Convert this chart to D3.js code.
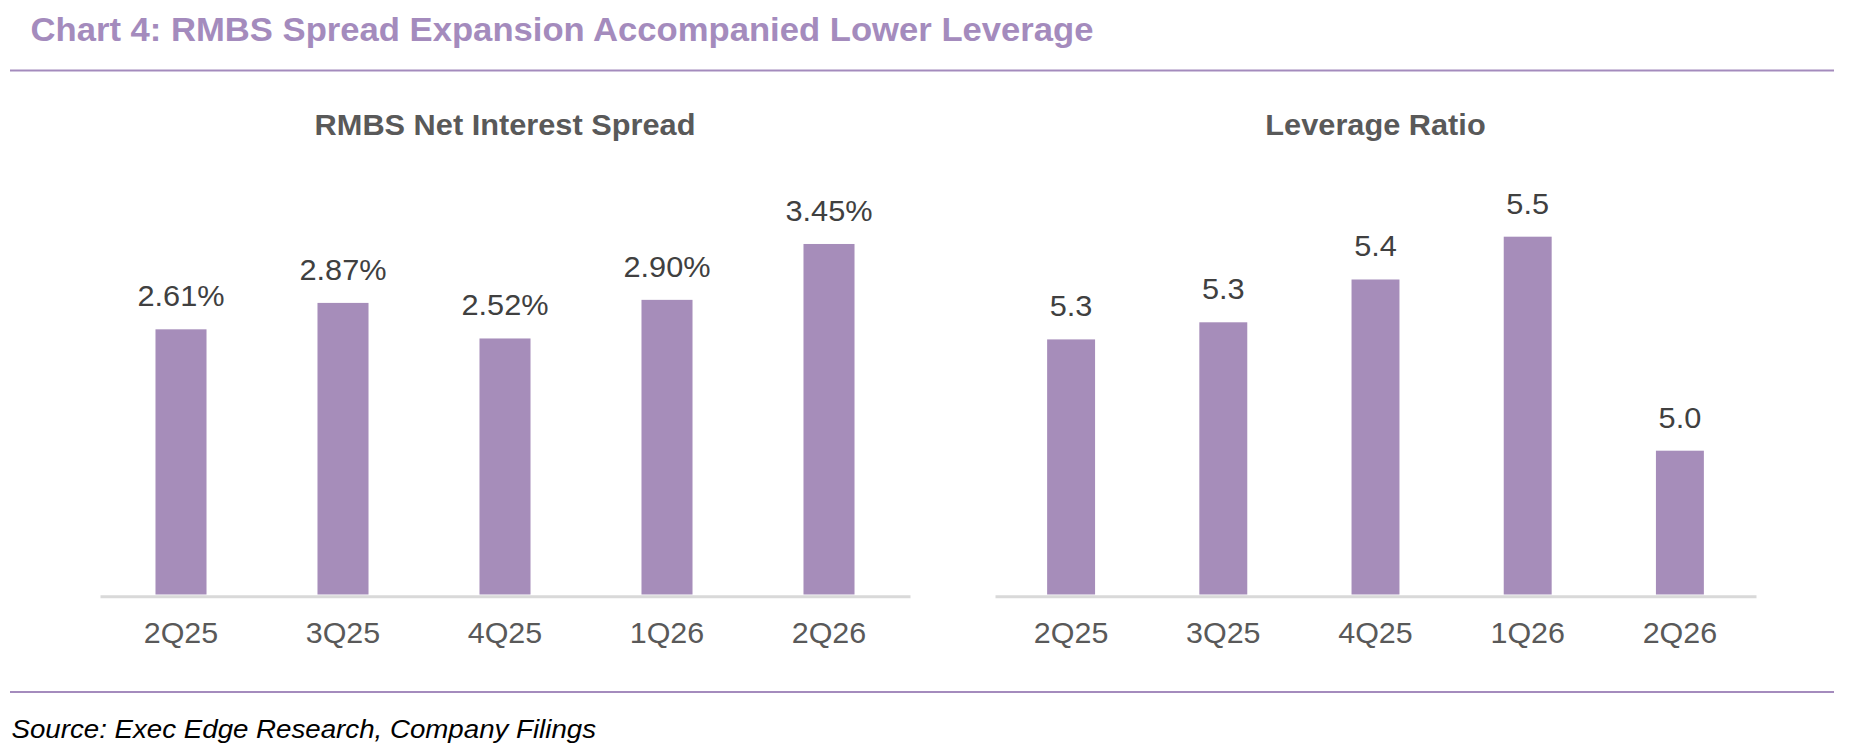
<html>
    <head>
        <style>
            body { margin: 0; background: #fff; }
            text { font-family: "Liberation Sans", Arial, sans-serif; }
        </style>
        <script src="https://d3js.org/d3.v7.min.js"></script>
    </head>
    <body>
        <svg id="chart" width="1850" height="755"></svg>
        <script>
            // data
            const quarters = ['2Q25', '3Q25', '4Q25', '1Q26', '2Q26'];
            const spreadValues = [2.61, 2.87, 2.52, 2.90, 3.45];   // %
            const leverageValues = [5.26, 5.30, 5.40, 5.50, 5.00];  // x

            const purple = '#a68dba';
            const svg = d3.select('#chart');

            // source text is a little wider than Arial, so stretch it slightly
            function label(x, y, str, stretch) {
                return svg.append('text')
                    .attr('transform', `translate(${x},${y}) scale(${stretch || 1.05},1)`)
                    .text(str);
            }

            // title + rules + source
            label(30.5, 40.7, 'Chart 4: RMBS Spread Expansion Accompanied Lower Leverage', 1.066)
                .style('font-size', '32.5px').style('font-weight', 'bold').style('fill', '#a48bbd');

            svg.append('line').attr('x1', 10).attr('x2', 1834).attr('y1', 70.5).attr('y2', 70.5)
                .style('stroke', '#a48bbd').style('stroke-width', 2);
            svg.append('line').attr('x1', 10).attr('x2', 1834).attr('y1', 692).attr('y2', 692)
                .style('stroke', '#a48bbd').style('stroke-width', 2);

            label(11.5, 738, 'Source: Exec Edge Research, Company Filings', 1.065)
                .style('font-size', '26px').style('font-style', 'italic').style('fill', '#000');

            const baseY = 594.5;

            function panel(title, values, xRange, yScale, fmt) {
                const x = d3.scaleBand()
                    .domain(quarters)
                    .range(xRange)
                    .paddingInner(0.685)
                    .paddingOuter(0.3425);

                const midX = (xRange[0] + xRange[1]) / 2;
                label(midX, 135, title, 1.06)
                    .attr('text-anchor', 'middle')
                    .style('font-size', '29px').style('font-weight', 'bold').style('fill', '#595959');

                const g = svg.append('g');

                g.selectAll('rect')
                    .data(values)
                    .join('rect')
                    .attr('x', (d, i) => x(quarters[i]))
                    .attr('y', d => yScale(d))
                    .attr('width', x.bandwidth())
                    .attr('height', d => yScale.range()[0] - yScale(d))
                    .style('fill', purple);

                // x axis: just a grey baseline, labels drawn below
                const axis = svg.append('g')
                    .attr('transform', `translate(0,${baseY + 1.7})`)
                    .call(d3.axisBottom(x).tickSize(0).tickPadding(0));
                axis.select('.domain').style('stroke', '#d9d9d9').style('stroke-width', 3);
                axis.selectAll('text').remove();

                quarters.forEach((q, i) => {
                    label(x(q) + x.bandwidth() / 2, 643, q, 1.04)
                        .attr('text-anchor', 'middle')
                        .style('font-size', '29.3px').style('fill', '#595959');
                });

                values.forEach((v, i) => {
                    label(x(quarters[i]) + x.bandwidth() / 2, yScale(v) - 23, fmt(v), 1.06)
                        .attr('text-anchor', 'middle')
                        .style('font-size', '29px').style('fill', '#404040');
                });
            }

            const ySpread = d3.scaleLinear().domain([0, 4]).range([baseY, baseY - 406.4]);
            const yLev = d3.scaleLinear().domain([4.664, 5.6]).range([baseY, baseY - 0.936 * 428]);

            panel('RMBS Net Interest Spread', spreadValues, [100, 910], ySpread, d => d3.format('.2f')(d) + '%');
            panel('Leverage Ratio', leverageValues, [995, 1756], yLev, d3.format('.1f'));
        </script>
    </body>
</html>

========

STATED TASK: Transcribe the listing in full and omit the pictures.

SOLUTION:
Convert this chart to D3.js code.
<html>
    <head>
        <style>
            body { margin: 0; background: #fff; }
            text { font-family: "Liberation Sans", Arial, sans-serif; }
        </style>
        <script src="https://d3js.org/d3.v7.min.js"></script>
    </head>
    <body>
        <svg id="chart" width="1850" height="755"></svg>
        <script>
            // data
            const quarters = ['2Q25', '3Q25', '4Q25', '1Q26', '2Q26'];
            const spreadValues = [2.61, 2.87, 2.52, 2.90, 3.45];   // %
            const leverageValues = [5.26, 5.30, 5.40, 5.50, 5.00];  // x

            const purple = '#a68dba';
            const svg = d3.select('#chart');

            // source text is a little wider than Arial, so stretch it slightly
            function label(x, y, str, stretch) {
                return svg.append('text')
                    .attr('transform', `translate(${x},${y}) scale(${stretch || 1.05},1)`)
                    .text(str);
            }

            // title + rules + source
            label(30.5, 40.7, 'Chart 4: RMBS Spread Expansion Accompanied Lower Leverage', 1.066)
                .style('font-size', '32.5px').style('font-weight', 'bold').style('fill', '#a48bbd');

            svg.append('line').attr('x1', 10).attr('x2', 1834).attr('y1', 70.5).attr('y2', 70.5)
                .style('stroke', '#a48bbd').style('stroke-width', 2);
            svg.append('line').attr('x1', 10).attr('x2', 1834).attr('y1', 692).attr('y2', 692)
                .style('stroke', '#a48bbd').style('stroke-width', 2);

            label(11.5, 738, 'Source: Exec Edge Research, Company Filings', 1.065)
                .style('font-size', '26px').style('font-style', 'italic').style('fill', '#000');

            const baseY = 594.5;

            function panel(title, values, xRange, yScale, fmt) {
                const x = d3.scaleBand()
                    .domain(quarters)
                    .range(xRange)
                    .paddingInner(0.685)
                    .paddingOuter(0.3425);

                const midX = (xRange[0] + xRange[1]) / 2;
                label(midX, 135, title, 1.06)
                    .attr('text-anchor', 'middle')
                    .style('font-size', '29px').style('font-weight', 'bold').style('fill', '#595959');

                const g = svg.append('g');

                g.selectAll('rect')
                    .data(values)
                    .join('rect')
                    .attr('x', (d, i) => x(quarters[i]))
                    .attr('y', d => yScale(d))
                    .attr('width', x.bandwidth())
                    .attr('height', d => yScale.range()[0] - yScale(d))
                    .style('fill', purple);

                // x axis: just a grey baseline, labels drawn below
                const axis = svg.append('g')
                    .attr('transform', `translate(0,${baseY + 1.7})`)
                    .call(d3.axisBottom(x).tickSize(0).tickPadding(0));
                axis.select('.domain').style('stroke', '#d9d9d9').style('stroke-width', 3);
                axis.selectAll('text').remove();

                quarters.forEach((q, i) => {
                    label(x(q) + x.bandwidth() / 2, 643, q, 1.04)
                        .attr('text-anchor', 'middle')
                        .style('font-size', '29.3px').style('fill', '#595959');
                });

                values.forEach((v, i) => {
                    label(x(quarters[i]) + x.bandwidth() / 2, yScale(v) - 23, fmt(v), 1.06)
                        .attr('text-anchor', 'middle')
                        .style('font-size', '29px').style('fill', '#404040');
                });
            }

            const ySpread = d3.scaleLinear().domain([0, 4]).range([baseY, baseY - 406.4]);
            const yLev = d3.scaleLinear().domain([4.664, 5.6]).range([baseY, baseY - 0.936 * 428]);

            panel('RMBS Net Interest Spread', spreadValues, [100, 910], ySpread, d => d3.format('.2f')(d) + '%');
            panel('Leverage Ratio', leverageValues, [995, 1756], yLev, d3.format('.1f'));
        </script>
    </body>
</html>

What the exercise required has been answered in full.